Michigan State students connected with state representatives on a personal level Feb. 25, as Bailey Hall Government hosted Michigan Reps. Padma Kuppa and Julie Brixie for a small group discussion and dinner at Brody Hall.
“Seeing someone’s name on the ballot or reading about them online is a lot different than actually being able to interact with them,” Bailey Hall President Juhi Parekh said. “An event when students can ask questions with the people they actually elected themselves is a great opportunity to understand the impact your voting can have.”
Kuppa and Brixie introduced themselves, then discussed issues including student debt, climate change and political activism before fielding questions.
“I believe that regardless of your political beliefs, being registered to vote and participating in politics is extremely important,” Bailey Hall Treasurer Lauren Sawyer said. “We’re very privileged to have the right to vote, many countries don’t.
“Bridging the gap between students and someone in office gives students who might be interested in government the chance to see what that job is like. They can also ask questions or raise concerns.”
After the event, Kuppa and Brixie echoed the importance for activism in politics, especially as a college student.
“Democracy dies in darkness. The minute you stop paying attention and stop being aware of what’s going on, you let other people take over things that impact your daily life,” Kuppa said.
Brixie added, “It’s vitally important, the future of our country depends on it. When we have low participation rates in elections, the people who hold office are not representing the demographics of the population.
“Especially for young people, it’s important to get involved because a bunch of old people are making decisions that are going to impact you for the rest of your life. The importance of young people participating in the democratic process and having their voice be heard cannot be understated.”
Parekh said, “College students and young people are one of the largest demographics in terms of voting, so it’s very important we get students out there voting and using their voice to make a difference. It’s a struggle to get young people to the polls.”

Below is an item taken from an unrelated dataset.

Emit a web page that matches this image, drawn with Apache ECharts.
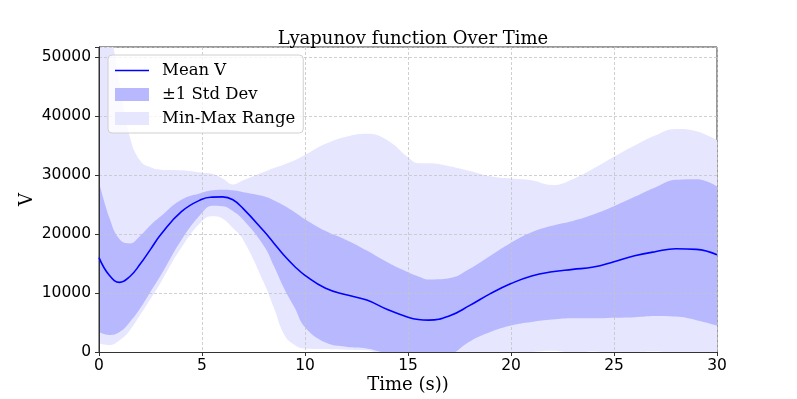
<!DOCTYPE html>
<html>
<head>
<meta charset="utf-8">
<title>Lyapunov function Over Time</title>
<script src="https://cdn.jsdelivr.net/npm/echarts@6/dist/echarts.min.js"></script>
<style>
    html, body { margin: 0; padding: 0; background: #fff; }
    #chart { width: 797px; height: 399px; }
</style>
</head>
<body>
<div id="chart"></div>
<script>
// time samples (s)
var timeArr  = [0, 0.5, 1, 1.5, 2, 2.5, 3, 4, 5, 5.5, 6, 6.5, 7, 8, 8.5, 9, 9.5, 10, 11, 12, 13, 14, 15, 15.5, 16, 17, 18, 19, 20, 21, 22, 23, 24, 25, 26, 27, 28, 29, 30];
// values
var meanArr  = [16000, 13000, 11800, 12800, 14900, 17400, 19900, 23800, 25900, 26250, 26300, 25800, 24300, 20500, 18400, 16300, 14500, 13000, 10800, 9700, 8800, 7200, 5900, 5500, 5400, 6100, 7900, 9900, 11600, 12900, 13600, 14000, 14400, 15300, 16300, 17000, 17500, 17400, 16500];
var stdUpArr = [28800, 22800, 19100, 18400, 19700, 21500, 23000, 25800, 27000, 27400, 27500, 27400, 27100, 26400, 25700, 24800, 23700, 22500, 20500, 19000, 17200, 15200, 13500, 12800, 12300, 12500, 14100, 16300, 18500, 20300, 21400, 22200, 23300, 24700, 26300, 27900, 29200, 29300, 28100];
var stdLowArr = [3400, 2900, 3400, 5100, 7400, 10200, 13000, 19000, 23600, 24800, 24700, 23900, 22400, 18000, 14500, 10700, 7500, 4200, 1600, 900, 600, -300, -1200, -1500, -1600, -600, 1800, 3400, 4500, 5100, 5500, 5700, 5700, 5800, 5900, 6100, 6000, 5400, 4500];
var maxArr   = [60000, 55000, 45400, 36400, 32400, 31300, 30900, 30800, 30400, 30200, 29400, 28400, 29100, 30500, 31200, 31800, 32500, 33400, 35300, 36500, 37000, 35900, 33000, 32000, 32000, 31500, 30700, 29800, 29400, 29100, 28300, 29300, 31100, 33100, 35000, 36700, 37800, 37400, 35900];
var minArr   = [1500, 1200, 2000, 3700, 6300, 9000, 11800, 17700, 22200, 23000, 22600, 21000, 19000, 11800, 7400, 2900, 1200, 600, 500, 400, 300, -1500, -3000, -3000, -3000, -2000, -500, -300, -200, 0, 200, -100, 100, -200, 0, 100, -100, 0, -200];

var serif = 'DejaVu Serif';
var sans = 'DejaVu Sans';
// blue at alpha 0.1 over white, and alpha 0.2 over that
var lightFill = '#e6e6ff';
var darkFill = '#b8b8ff';

function pairs(ys) {
    return timeArr.map(function (t, i) { return [t, ys[i]]; });
}

var myChart = echarts.init(document.getElementById('chart'));
var gridLine = { show: true, lineStyle: { color: '#c4c4c4', type: [3, 2], width: 0.8 } };
var option = {
    animation: false,
    title: {
        text: 'Lyapunov function Over Time',
        left: 408,
        top: 25,
        textAlign: 'center',
        textStyle: { fontFamily: serif, fontSize: 18, fontWeight: 'normal', color: '#000' }
    },
    legend: {
        left: 108,
        top: 55,
        orient: 'vertical',
        padding: [7, 8, 6, 7],
        itemWidth: 34,
        itemHeight: 13,
        itemGap: 7,
        backgroundColor: 'rgba(255,255,255,0.8)',
        borderColor: '#d0d0d0',
        borderWidth: 1,
        borderRadius: 4,
        selectedMode: false,
        z: 10,
        textStyle: { fontFamily: serif, fontSize: 16.5, color: '#000', lineHeight: 16, padding: [0, 0, 0, 8] },
        data: [
            { name: 'Mean V', icon: 'path://M0,0 L34,0 L34,1.6 L0,1.6 Z', itemStyle: { color: '#0000ff' } },
            { name: '±1 Std Dev', icon: 'rect', itemStyle: { color: darkFill } },
            { name: 'Min-Max Range', icon: 'rect', itemStyle: { color: lightFill } }
        ]
    },
    grid: {
        left: 99,
        right: 80,
        top: 47,
        bottom: 45,
        show: true,
        borderColor: '#333',
        borderWidth: 1
    },
    xAxis: {
        type: 'value',
        min: 0,
        max: 30,
        interval: 5,
        z: 3,
        name: 'Time (s))',
        nameLocation: 'middle',
        nameGap: 24,
        nameMoveOverlap: false,
        nameTextStyle: { fontFamily: serif, fontSize: 18, color: '#000' },
        axisLine: { lineStyle: { color: '#333' } },
        axisTick: { length: 4, lineStyle: { color: '#333' } },
        axisLabel: { fontFamily: sans, fontSize: 15.5, color: '#000', margin: 6 },
        splitLine: gridLine
    },
    yAxis: {
        type: 'value',
        min: 0,
        max: 51700,
        interval: 10000,
        z: 3,
        name: 'V',
        nameLocation: 'middle',
        nameGap: 63,
        nameMoveOverlap: false,
        nameRotate: 90,
        nameTextStyle: { fontFamily: serif, fontSize: 18, color: '#000' },
        axisLine: { show: true, lineStyle: { color: '#333' } },
        axisTick: { show: true, length: 4, lineStyle: { color: '#333' } },
        axisLabel: {
            fontFamily: sans, fontSize: 15.5, color: '#000', margin: 8,
            formatter: function (v) { return v % 10000 === 0 ? String(v) : ''; }
        },
        splitLine: gridLine
    },
    series: []
};

// bands are painted as opaque areas down to the axis, top to bottom
function fillSeries(name, arr, color) {
    return {
        name: name,
        type: 'line',
        smooth: 0.45,
        symbol: 'none',
        silent: true,
        z: 1,
        itemStyle: { color: color },
        lineStyle: { width: 0, opacity: 0 },
        areaStyle: { color: color, opacity: 1, origin: 'start' },
        data: pairs(arr)
    };
}
option.series.push(fillSeries('Min-Max Range', maxArr, lightFill));
option.series.push(fillSeries('±1 Std Dev', stdUpArr, darkFill));
option.series.push(fillSeries('stdLow', stdLowArr, lightFill));
option.series.push(fillSeries('minV', minArr, '#ffffff'));
option.series.push({
    name: 'Mean V',
    type: 'line',
    smooth: 0.45,
    symbol: 'none',
    silent: true,
    z: 5,
    itemStyle: { color: '#0000ff' },
    lineStyle: { color: '#0000ff', width: 1.6 },
    data: pairs(meanArr)
});

myChart.setOption(option);
</script>
</body>
</html>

Kuppa, who’s in her first term of office representing Michigan’s 41st District in the Troy/Clawson area, acknowledged the difficulty of funding her campaign as a woman.
“Before I even got to state government, I had to raise money to run a campaign,” Kuppa said. “It was very obvious to me that people tend to write bigger checks to male candidates.”
Brixie, who’s also in her first term, noted similar struggles.
“The treatment by the media to female candidates is very different than male candidates,” Brixie said. “It’s much harder to be seen as a legitimate candidate when you’re a woman running in politics.”
They agreed many things benefit them as women in politics.
“There are lots of things out there working against us, but just the fact that we’re women helps us to have an easier time connecting to voters and having voters trust us,” Brixie said. “That’s very important if we’re working in a society where people can’t feel like they can trust their elected officials.”
Kuppa continued, “When women got the right to vote, we saw better policy outcomes on so many fronts. Healthier families, healthier people, better education and a better environment. When women got the right to vote and when women began to get elected, it has changed the way we view things.”
After fielding questions from students and sharing a meal, Kuppa and Brixie stressed the importance of reaching out to those they represent on a personal level.
“Breaking bread is critical, the relationship that you build around sharing a meal is important,” Kuppa said. “Being able to share our stories and hear concerns is important.”
Brixie said, “Michigan State University is in my district. A lot of times I think younger people think that nobody cares what they think, but elections matter. University turnout has sometimes been very low in certain elections.”